● Your instructions:
Without including any pictures, write out the listing below exactly.
## begin Data section
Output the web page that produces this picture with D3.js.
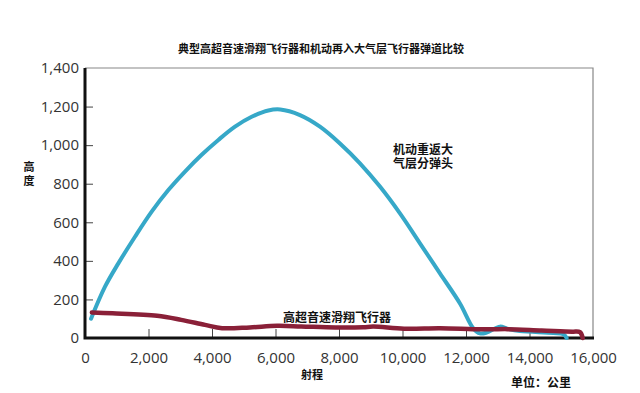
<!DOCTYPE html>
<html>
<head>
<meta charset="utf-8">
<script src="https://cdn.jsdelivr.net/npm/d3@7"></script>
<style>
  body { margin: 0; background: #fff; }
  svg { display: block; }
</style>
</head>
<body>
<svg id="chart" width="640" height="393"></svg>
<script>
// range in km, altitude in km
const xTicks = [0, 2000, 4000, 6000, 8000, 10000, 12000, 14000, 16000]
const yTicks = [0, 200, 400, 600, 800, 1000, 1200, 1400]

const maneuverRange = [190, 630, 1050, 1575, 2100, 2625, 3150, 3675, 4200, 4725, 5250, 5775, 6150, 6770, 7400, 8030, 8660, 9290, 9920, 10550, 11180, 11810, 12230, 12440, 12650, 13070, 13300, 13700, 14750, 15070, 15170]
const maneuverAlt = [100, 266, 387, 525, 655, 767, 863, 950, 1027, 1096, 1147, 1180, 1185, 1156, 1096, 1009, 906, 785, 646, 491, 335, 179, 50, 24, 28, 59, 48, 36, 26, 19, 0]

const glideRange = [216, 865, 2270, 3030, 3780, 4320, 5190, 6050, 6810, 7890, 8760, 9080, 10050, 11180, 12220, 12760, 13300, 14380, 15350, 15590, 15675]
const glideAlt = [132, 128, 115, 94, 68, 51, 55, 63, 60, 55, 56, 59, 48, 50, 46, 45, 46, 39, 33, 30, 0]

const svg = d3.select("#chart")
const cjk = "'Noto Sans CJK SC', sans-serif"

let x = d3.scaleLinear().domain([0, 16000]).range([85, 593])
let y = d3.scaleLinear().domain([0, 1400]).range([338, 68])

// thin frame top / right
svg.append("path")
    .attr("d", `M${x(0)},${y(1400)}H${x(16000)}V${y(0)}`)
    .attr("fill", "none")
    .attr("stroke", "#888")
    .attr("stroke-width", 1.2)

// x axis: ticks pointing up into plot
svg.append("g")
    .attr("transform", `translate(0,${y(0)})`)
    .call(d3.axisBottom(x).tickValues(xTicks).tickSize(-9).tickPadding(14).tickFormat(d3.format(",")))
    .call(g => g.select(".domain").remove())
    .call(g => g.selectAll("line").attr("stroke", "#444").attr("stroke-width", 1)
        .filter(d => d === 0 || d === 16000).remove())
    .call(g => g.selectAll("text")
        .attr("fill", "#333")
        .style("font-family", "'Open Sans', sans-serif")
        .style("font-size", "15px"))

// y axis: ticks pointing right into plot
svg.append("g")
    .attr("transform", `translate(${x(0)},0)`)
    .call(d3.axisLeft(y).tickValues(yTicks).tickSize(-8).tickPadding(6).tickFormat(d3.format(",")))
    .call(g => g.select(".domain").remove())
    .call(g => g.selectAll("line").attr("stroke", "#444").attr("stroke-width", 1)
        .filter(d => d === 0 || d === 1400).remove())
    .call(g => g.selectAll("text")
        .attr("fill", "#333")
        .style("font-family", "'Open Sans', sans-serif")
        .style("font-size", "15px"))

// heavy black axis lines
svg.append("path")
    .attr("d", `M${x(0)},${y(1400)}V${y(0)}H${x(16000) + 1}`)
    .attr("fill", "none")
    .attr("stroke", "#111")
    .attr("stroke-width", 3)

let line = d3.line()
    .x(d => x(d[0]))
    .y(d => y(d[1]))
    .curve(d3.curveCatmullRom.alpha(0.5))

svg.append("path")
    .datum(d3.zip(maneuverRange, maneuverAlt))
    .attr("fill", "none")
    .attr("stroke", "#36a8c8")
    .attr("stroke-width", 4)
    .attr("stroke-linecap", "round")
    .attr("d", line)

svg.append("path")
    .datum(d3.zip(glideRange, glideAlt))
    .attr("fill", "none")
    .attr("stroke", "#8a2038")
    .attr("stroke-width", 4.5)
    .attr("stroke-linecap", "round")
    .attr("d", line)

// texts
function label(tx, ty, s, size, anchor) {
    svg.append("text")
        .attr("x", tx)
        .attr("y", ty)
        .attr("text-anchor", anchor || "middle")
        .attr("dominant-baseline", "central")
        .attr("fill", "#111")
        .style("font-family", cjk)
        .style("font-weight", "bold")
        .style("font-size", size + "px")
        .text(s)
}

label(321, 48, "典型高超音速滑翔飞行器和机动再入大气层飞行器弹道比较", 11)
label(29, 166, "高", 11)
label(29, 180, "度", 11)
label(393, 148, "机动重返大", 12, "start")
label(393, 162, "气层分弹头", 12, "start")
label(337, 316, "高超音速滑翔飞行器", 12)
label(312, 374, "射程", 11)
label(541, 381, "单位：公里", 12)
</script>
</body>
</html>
## end Data section
● Exercise answer:
Output the web page that produces this picture with D3.js.
<!DOCTYPE html>
<html>
<head>
<meta charset="utf-8">
<script src="https://cdn.jsdelivr.net/npm/d3@7"></script>
<style>
  body { margin: 0; background: #fff; }
  svg { display: block; }
</style>
</head>
<body>
<svg id="chart" width="640" height="393"></svg>
<script>
// range in km, altitude in km
const xTicks = [0, 2000, 4000, 6000, 8000, 10000, 12000, 14000, 16000]
const yTicks = [0, 200, 400, 600, 800, 1000, 1200, 1400]

const maneuverRange = [190, 630, 1050, 1575, 2100, 2625, 3150, 3675, 4200, 4725, 5250, 5775, 6150, 6770, 7400, 8030, 8660, 9290, 9920, 10550, 11180, 11810, 12230, 12440, 12650, 13070, 13300, 13700, 14750, 15070, 15170]
const maneuverAlt = [100, 266, 387, 525, 655, 767, 863, 950, 1027, 1096, 1147, 1180, 1185, 1156, 1096, 1009, 906, 785, 646, 491, 335, 179, 50, 24, 28, 59, 48, 36, 26, 19, 0]

const glideRange = [216, 865, 2270, 3030, 3780, 4320, 5190, 6050, 6810, 7890, 8760, 9080, 10050, 11180, 12220, 12760, 13300, 14380, 15350, 15590, 15675]
const glideAlt = [132, 128, 115, 94, 68, 51, 55, 63, 60, 55, 56, 59, 48, 50, 46, 45, 46, 39, 33, 30, 0]

const svg = d3.select("#chart")
const cjk = "'Noto Sans CJK SC', sans-serif"

let x = d3.scaleLinear().domain([0, 16000]).range([85, 593])
let y = d3.scaleLinear().domain([0, 1400]).range([338, 68])

// thin frame top / right
svg.append("path")
    .attr("d", `M${x(0)},${y(1400)}H${x(16000)}V${y(0)}`)
    .attr("fill", "none")
    .attr("stroke", "#888")
    .attr("stroke-width", 1.2)

// x axis: ticks pointing up into plot
svg.append("g")
    .attr("transform", `translate(0,${y(0)})`)
    .call(d3.axisBottom(x).tickValues(xTicks).tickSize(-9).tickPadding(14).tickFormat(d3.format(",")))
    .call(g => g.select(".domain").remove())
    .call(g => g.selectAll("line").attr("stroke", "#444").attr("stroke-width", 1)
        .filter(d => d === 0 || d === 16000).remove())
    .call(g => g.selectAll("text")
        .attr("fill", "#333")
        .style("font-family", "'Open Sans', sans-serif")
        .style("font-size", "15px"))

// y axis: ticks pointing right into plot
svg.append("g")
    .attr("transform", `translate(${x(0)},0)`)
    .call(d3.axisLeft(y).tickValues(yTicks).tickSize(-8).tickPadding(6).tickFormat(d3.format(",")))
    .call(g => g.select(".domain").remove())
    .call(g => g.selectAll("line").attr("stroke", "#444").attr("stroke-width", 1)
        .filter(d => d === 0 || d === 1400).remove())
    .call(g => g.selectAll("text")
        .attr("fill", "#333")
        .style("font-family", "'Open Sans', sans-serif")
        .style("font-size", "15px"))

// heavy black axis lines
svg.append("path")
    .attr("d", `M${x(0)},${y(1400)}V${y(0)}H${x(16000) + 1}`)
    .attr("fill", "none")
    .attr("stroke", "#111")
    .attr("stroke-width", 3)

let line = d3.line()
    .x(d => x(d[0]))
    .y(d => y(d[1]))
    .curve(d3.curveCatmullRom.alpha(0.5))

svg.append("path")
    .datum(d3.zip(maneuverRange, maneuverAlt))
    .attr("fill", "none")
    .attr("stroke", "#36a8c8")
    .attr("stroke-width", 4)
    .attr("stroke-linecap", "round")
    .attr("d", line)

svg.append("path")
    .datum(d3.zip(glideRange, glideAlt))
    .attr("fill", "none")
    .attr("stroke", "#8a2038")
    .attr("stroke-width", 4.5)
    .attr("stroke-linecap", "round")
    .attr("d", line)

// texts
function label(tx, ty, s, size, anchor) {
    svg.append("text")
        .attr("x", tx)
        .attr("y", ty)
        .attr("text-anchor", anchor || "middle")
        .attr("dominant-baseline", "central")
        .attr("fill", "#111")
        .style("font-family", cjk)
        .style("font-weight", "bold")
        .style("font-size", size + "px")
        .text(s)
}

label(321, 48, "典型高超音速滑翔飞行器和机动再入大气层飞行器弹道比较", 11)
label(29, 166, "高", 11)
label(29, 180, "度", 11)
label(393, 148, "机动重返大", 12, "start")
label(393, 162, "气层分弹头", 12, "start")
label(337, 316, "高超音速滑翔飞行器", 12)
label(312, 374, "射程", 11)
label(541, 381, "单位：公里", 12)
</script>
</body>
</html>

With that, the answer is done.